• _TO BE DONE_
The lines to extract run from the first line of the material below to the line containing "(colltitle) at (31.5,28)", both included; leave the pictures behind.
===== GIVEN DATA =====
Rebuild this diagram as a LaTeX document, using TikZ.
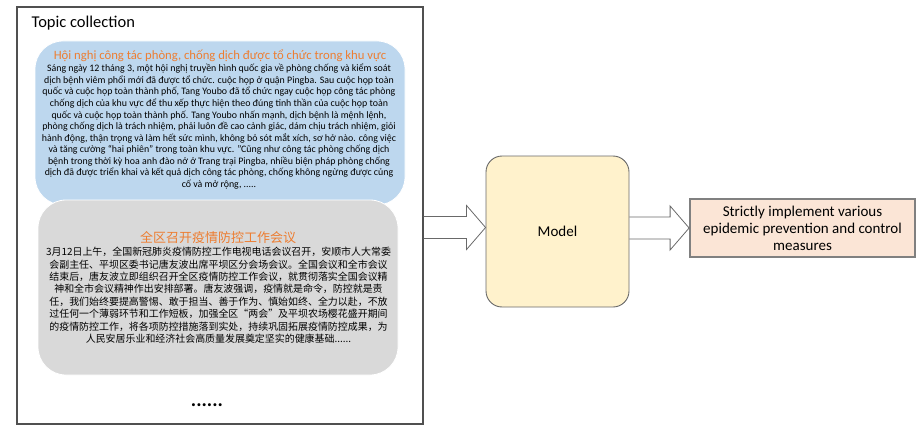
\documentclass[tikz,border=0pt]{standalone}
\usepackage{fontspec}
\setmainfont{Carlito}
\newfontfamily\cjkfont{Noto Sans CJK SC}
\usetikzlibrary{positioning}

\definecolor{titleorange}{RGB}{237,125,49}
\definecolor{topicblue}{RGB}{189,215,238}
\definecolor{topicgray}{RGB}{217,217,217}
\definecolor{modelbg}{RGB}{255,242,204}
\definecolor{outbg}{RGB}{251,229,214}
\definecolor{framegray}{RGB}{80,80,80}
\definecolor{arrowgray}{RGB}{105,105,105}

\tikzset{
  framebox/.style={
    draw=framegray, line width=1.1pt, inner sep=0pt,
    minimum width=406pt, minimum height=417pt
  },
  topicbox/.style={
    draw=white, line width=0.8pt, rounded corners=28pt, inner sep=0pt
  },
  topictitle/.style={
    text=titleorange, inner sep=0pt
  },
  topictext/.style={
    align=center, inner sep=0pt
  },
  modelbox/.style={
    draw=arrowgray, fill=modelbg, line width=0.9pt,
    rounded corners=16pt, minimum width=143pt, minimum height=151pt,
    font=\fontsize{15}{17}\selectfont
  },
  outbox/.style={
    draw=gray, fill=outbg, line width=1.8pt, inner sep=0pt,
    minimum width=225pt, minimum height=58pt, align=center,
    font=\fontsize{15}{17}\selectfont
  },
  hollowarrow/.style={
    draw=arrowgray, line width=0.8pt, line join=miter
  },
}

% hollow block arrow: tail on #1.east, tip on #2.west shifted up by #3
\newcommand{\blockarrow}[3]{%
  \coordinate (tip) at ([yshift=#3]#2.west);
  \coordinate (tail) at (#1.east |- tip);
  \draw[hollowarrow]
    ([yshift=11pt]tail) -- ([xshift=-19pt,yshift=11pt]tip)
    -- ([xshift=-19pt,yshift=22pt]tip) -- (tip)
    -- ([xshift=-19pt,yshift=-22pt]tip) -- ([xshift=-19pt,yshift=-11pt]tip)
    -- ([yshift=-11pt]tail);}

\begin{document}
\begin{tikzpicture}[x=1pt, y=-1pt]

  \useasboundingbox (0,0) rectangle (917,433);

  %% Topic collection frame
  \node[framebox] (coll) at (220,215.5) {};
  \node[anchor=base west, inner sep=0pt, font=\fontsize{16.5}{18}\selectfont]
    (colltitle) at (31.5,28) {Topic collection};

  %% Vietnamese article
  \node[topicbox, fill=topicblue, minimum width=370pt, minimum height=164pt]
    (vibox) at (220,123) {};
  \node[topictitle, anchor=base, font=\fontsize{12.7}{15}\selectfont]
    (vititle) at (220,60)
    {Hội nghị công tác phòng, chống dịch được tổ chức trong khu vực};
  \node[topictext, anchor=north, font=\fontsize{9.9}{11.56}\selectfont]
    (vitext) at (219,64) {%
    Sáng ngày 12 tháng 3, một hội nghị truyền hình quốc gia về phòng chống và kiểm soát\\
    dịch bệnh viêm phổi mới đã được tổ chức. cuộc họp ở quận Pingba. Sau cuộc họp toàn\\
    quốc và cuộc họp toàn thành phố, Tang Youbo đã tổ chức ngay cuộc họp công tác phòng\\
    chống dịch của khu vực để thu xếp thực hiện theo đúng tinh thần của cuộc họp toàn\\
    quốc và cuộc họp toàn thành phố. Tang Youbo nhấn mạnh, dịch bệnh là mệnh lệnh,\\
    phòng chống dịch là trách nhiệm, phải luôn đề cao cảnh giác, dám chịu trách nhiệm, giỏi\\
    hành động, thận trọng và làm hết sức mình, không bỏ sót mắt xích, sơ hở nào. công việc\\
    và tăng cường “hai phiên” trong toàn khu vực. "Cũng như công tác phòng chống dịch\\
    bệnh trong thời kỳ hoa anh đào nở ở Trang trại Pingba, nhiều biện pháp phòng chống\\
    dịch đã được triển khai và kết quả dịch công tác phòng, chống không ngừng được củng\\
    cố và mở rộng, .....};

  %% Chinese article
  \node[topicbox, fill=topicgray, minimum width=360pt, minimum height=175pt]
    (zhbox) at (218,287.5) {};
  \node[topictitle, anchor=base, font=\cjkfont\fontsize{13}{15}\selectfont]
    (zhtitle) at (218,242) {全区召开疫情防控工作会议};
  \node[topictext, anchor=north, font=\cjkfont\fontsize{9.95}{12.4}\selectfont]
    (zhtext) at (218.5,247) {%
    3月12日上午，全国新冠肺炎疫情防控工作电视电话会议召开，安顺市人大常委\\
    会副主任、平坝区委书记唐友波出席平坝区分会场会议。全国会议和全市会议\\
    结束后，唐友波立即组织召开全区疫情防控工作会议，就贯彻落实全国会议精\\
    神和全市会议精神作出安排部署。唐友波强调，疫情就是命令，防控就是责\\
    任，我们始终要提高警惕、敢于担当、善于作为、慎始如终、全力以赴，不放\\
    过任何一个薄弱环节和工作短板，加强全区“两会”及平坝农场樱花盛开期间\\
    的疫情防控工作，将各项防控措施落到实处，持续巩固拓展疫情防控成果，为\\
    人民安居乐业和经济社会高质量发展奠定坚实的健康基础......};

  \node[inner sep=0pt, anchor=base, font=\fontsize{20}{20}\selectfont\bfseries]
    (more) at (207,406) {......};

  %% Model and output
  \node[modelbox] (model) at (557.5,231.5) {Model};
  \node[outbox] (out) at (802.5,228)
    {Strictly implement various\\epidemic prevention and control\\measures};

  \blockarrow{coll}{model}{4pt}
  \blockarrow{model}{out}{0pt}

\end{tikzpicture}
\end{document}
=====
• _COMPLETED TASK_
Rebuild this diagram as a LaTeX document, using TikZ.
\documentclass[tikz,border=0pt]{standalone}
\usepackage{fontspec}
\setmainfont{Carlito}
\newfontfamily\cjkfont{Noto Sans CJK SC}
\usetikzlibrary{positioning}

\definecolor{titleorange}{RGB}{237,125,49}
\definecolor{topicblue}{RGB}{189,215,238}
\definecolor{topicgray}{RGB}{217,217,217}
\definecolor{modelbg}{RGB}{255,242,204}
\definecolor{outbg}{RGB}{251,229,214}
\definecolor{framegray}{RGB}{80,80,80}
\definecolor{arrowgray}{RGB}{105,105,105}

\tikzset{
  framebox/.style={
    draw=framegray, line width=1.1pt, inner sep=0pt,
    minimum width=406pt, minimum height=417pt
  },
  topicbox/.style={
    draw=white, line width=0.8pt, rounded corners=28pt, inner sep=0pt
  },
  topictitle/.style={
    text=titleorange, inner sep=0pt
  },
  topictext/.style={
    align=center, inner sep=0pt
  },
  modelbox/.style={
    draw=arrowgray, fill=modelbg, line width=0.9pt,
    rounded corners=16pt, minimum width=143pt, minimum height=151pt,
    font=\fontsize{15}{17}\selectfont
  },
  outbox/.style={
    draw=gray, fill=outbg, line width=1.8pt, inner sep=0pt,
    minimum width=225pt, minimum height=58pt, align=center,
    font=\fontsize{15}{17}\selectfont
  },
  hollowarrow/.style={
    draw=arrowgray, line width=0.8pt, line join=miter
  },
}

% hollow block arrow: tail on #1.east, tip on #2.west shifted up by #3
\newcommand{\blockarrow}[3]{%
  \coordinate (tip) at ([yshift=#3]#2.west);
  \coordinate (tail) at (#1.east |- tip);
  \draw[hollowarrow]
    ([yshift=11pt]tail) -- ([xshift=-19pt,yshift=11pt]tip)
    -- ([xshift=-19pt,yshift=22pt]tip) -- (tip)
    -- ([xshift=-19pt,yshift=-22pt]tip) -- ([xshift=-19pt,yshift=-11pt]tip)
    -- ([yshift=-11pt]tail);}

\begin{document}
\begin{tikzpicture}[x=1pt, y=-1pt]

  \useasboundingbox (0,0) rectangle (917,433);

  %% Topic collection frame
  \node[framebox] (coll) at (220,215.5) {};
  \node[anchor=base west, inner sep=0pt, font=\fontsize{16.5}{18}\selectfont]
    (colltitle) at (31.5,28) {Topic collection};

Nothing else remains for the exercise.